Human Rights Watch (HRW) said Friday that Taliban authorities are perpetrating gender persecution against women and girls in Afghanistan. Following the conclusion of the report, international justice director at HRW Elizabeth Evenson called for coordinated support by from the international community to ensure that the International Criminal Court (ICC) has the resources and needed cooperation to investigate this crime and provide accountability for gender persecution.
HRW started researching Afghanistan after the Taliban’s takeover in August 2021. The report found that gender persecution in Afghanistan takes the forms of:
- restrictions on freedom of movement, expression, and association;
- restrictions on employment;
- restrictions on dress;
- bans on education; and
- arbitrary arrests and violations of the right to liberty.

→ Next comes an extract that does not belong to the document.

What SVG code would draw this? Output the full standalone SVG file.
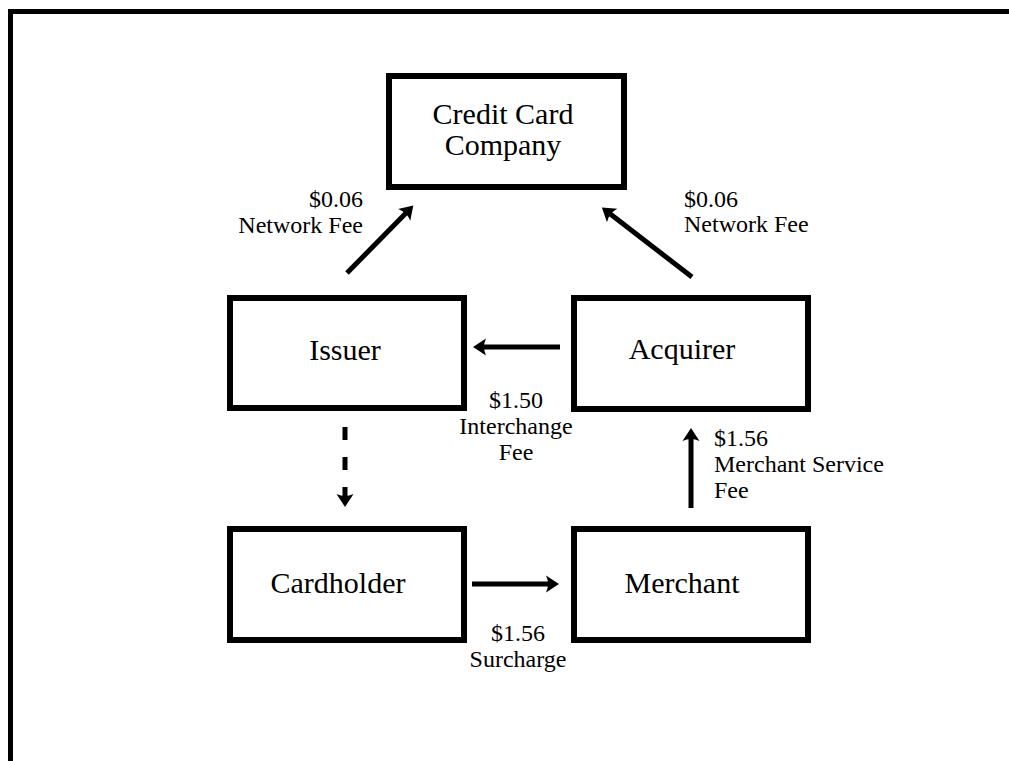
<svg xmlns="http://www.w3.org/2000/svg" width="1009" height="761" viewBox="0 0 1009 761">
  <style>
    .box { fill: #ffffff; stroke: #000000; stroke-width: 6; }
    .node { font-family: "Liberation Serif", "Times New Roman", serif; font-size: 30px; fill: #000000; text-anchor: middle; }
    .lbl { font-family: "Liberation Serif", "Times New Roman", serif; font-size: 24px; fill: #000000; }
    .edge { fill: none; stroke: #000000; stroke-width: 5; }
    .dash { stroke-dasharray: 13 17; }
  </style>
  <defs>
    <marker id="ah" markerUnits="userSpaceOnUse" markerWidth="30" markerHeight="30" viewBox="-10 -15 30 30" refX="0" refY="0" orient="auto" overflow="visible">
      <path d="M9,0 L-4,-8.5 Q0,0 -4,8.5 Z" fill="#000000"/>
    </marker>
  </defs>
  <rect x="0" y="0" width="1009" height="761" fill="#ffffff"/>
  <g id="frame">
    <path d="M10.5,761 L10.5,11.5 L1009,11.5" fill="none" stroke="#000000" stroke-width="5"/>
  </g>

  <g id="connectors">
    <line class="edge" x1="347" y1="273" x2="407" y2="212" marker-end="url(#ah)"/>
    <line class="edge" x1="692" y1="277" x2="609" y2="213" marker-end="url(#ah)"/>
    <line class="edge" x1="560" y1="347" x2="482" y2="347" marker-end="url(#ah)"/>
    <line class="edge dash" x1="345" y1="427" x2="345" y2="498" marker-end="url(#ah)"/>
    <line class="edge" x1="472" y1="584" x2="550" y2="584" marker-end="url(#ah)"/>
    <line class="edge" x1="691" y1="508" x2="691" y2="437" marker-end="url(#ah)"/>
  </g>

  <g id="credit-card-company">
    <rect class="box" x="389" y="76" width="235" height="111"/>
    <text class="node" x="503" y="124">Credit Card</text>
    <text class="node" x="503" y="155">Company</text>
  </g>
  <g id="issuer">
    <rect class="box" x="230" y="298" width="234" height="110"/>
    <text class="node" x="345" y="360">Issuer</text>
  </g>
  <g id="acquirer">
    <rect class="box" x="574" y="298" width="234" height="111"/>
    <text class="node" x="682" y="359">Acquirer</text>
  </g>
  <g id="cardholder">
    <rect class="box" x="230" y="529" width="234" height="111"/>
    <text class="node" x="338" y="593">Cardholder</text>
  </g>
  <g id="merchant">
    <rect class="box" x="574" y="529" width="234" height="111"/>
    <text class="node" x="682" y="593">Merchant</text>
  </g>

  <g id="labels">
    <text class="lbl" text-anchor="end" x="363" y="207">$0.06</text>
    <text class="lbl" text-anchor="end" x="363" y="233">Network Fee</text>
    <text class="lbl" x="684" y="207">$0.06</text>
    <text class="lbl" x="684" y="232">Network Fee</text>
    <text class="lbl" text-anchor="middle" x="516" y="408">$1.50</text>
    <text class="lbl" text-anchor="middle" x="516" y="434">Interchange</text>
    <text class="lbl" text-anchor="middle" x="516" y="460">Fee</text>
    <text class="lbl" x="714" y="446">$1.56</text>
    <text class="lbl" x="714" y="472">Merchant Service</text>
    <text class="lbl" x="714" y="498">Fee</text>
    <text class="lbl" text-anchor="middle" x="518" y="641">$1.56</text>
    <text class="lbl" text-anchor="middle" x="518" y="667">Surcharge</text>
  </g>
</svg>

While men also suffer from certain kinds of restrictions and violations of human rights, HRW found that the all-encompassing restrictions against women show that women are suffering from significantly worse human rights violations. For instance, jobs available to women are steadily shrinking to some roles in health and education. An example of such restrictions can be found in the December 2022 Taliban order barring women from working with international and domestic non-governmental organization (NGO) jobs. Men, by comparison, face few restrictions on employment. The different extent of restrictions between men and women can also be found in dress codes, bans on education and access to transportation and public spaces.
It is the HRW’s opinion that the Taliban’s policies against women have committed crimes against humanity under the Rome Statute. To constitute a crime against humanity under the Rome Statute, the acts must be a widespread or a part of a systematic attack directed against a civilian population. The acts must also be with knowledge of the attack and are pursuant to or in furtherance of a state policy to commit such attack.
Afghanistan has been a party to the Rome Statute since February 2023 which grants the ICC jurisdiction over crimes against humanity committed in Afghanistan. The ICC resumed its investigations into the situation in Afghanistan in October 2022. In addition, ICC’s Office of the Prosecutor also launched its Policy on Gender Persecution to pool its resources on investigating and prosecuting sexual and gender-based violence crimes, including gender persecution.
Different organizations have recently called for sanctions against Afghanistan for the Taliban’s human rights violation policies. In mid-August this year, UN Special Envoy for Global Education Gordon Brown called for the prosecution of Taliban leaders through proceedings at the ICC for gender persecution. Just two weeks ago, Amnesty International also called for the application of universal jurisdiction against Taliban authorities accused of international law violations.